Dunno what it's like in your particular TV area, but where I live the weirdest series used to turn up on the screen late Sunday nights/early Monday mornings.
Nah, I'm not talking about B&W repeats of 'Dragnet' or horror schlock from The House Of Vincent Price, I'm referring to a cathode curiosity called 'Rock Concert'.
Never heard of it? It's not surprising, it was hardly essential viewing. Situated at the dustbin end of the boob tube schedules, the programme used to feature ancient footage from a bizarre variety of MOR and rock acts. One week it would be Crosby, Stills And Nash, the next James Last, the one after the Little River Band...all human life used to be there, and for some peculiarly masochistic reason I used to watch every surreal edition intently.

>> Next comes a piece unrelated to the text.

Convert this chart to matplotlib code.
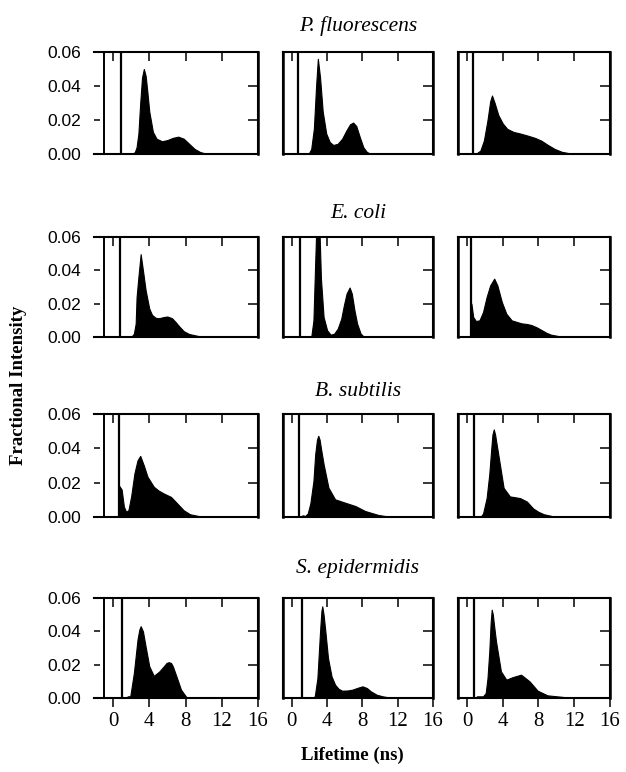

Imagine my surprise, therefore, when Rush turned up on the show one week. Yeah Rush, all long hair and satin cloaks, all mid-Seventies sword and sorcery, all 'By-Tor' and 'Beneath, Between And Behind'... all so dated.
Long-time readers of the Bartonian word will remember I used to rave about the Rush of this era. Well, not any more - those clichéd 'Rock Concert' clips finally laid that particular ghost to rest. Not before time, I've caught up with the modern-day doings of Messrs Lee, Lifeson and Peart...and this new album 'Grace Under Pressure' is the latest link in a truly lustrous chain.
It's always a pleasure to hear master craftsmen at work. Seconds into the opening track, 'Distant, Early Warning', it's obvious that all machine parts are meshing with sublime sensitivity. Like a hand-built V-8 engine, the band propel themselves along with minimum fuss/maximum efficiency, content in the knowledge that - WHOOSH! - there are vast reserves of power available if required.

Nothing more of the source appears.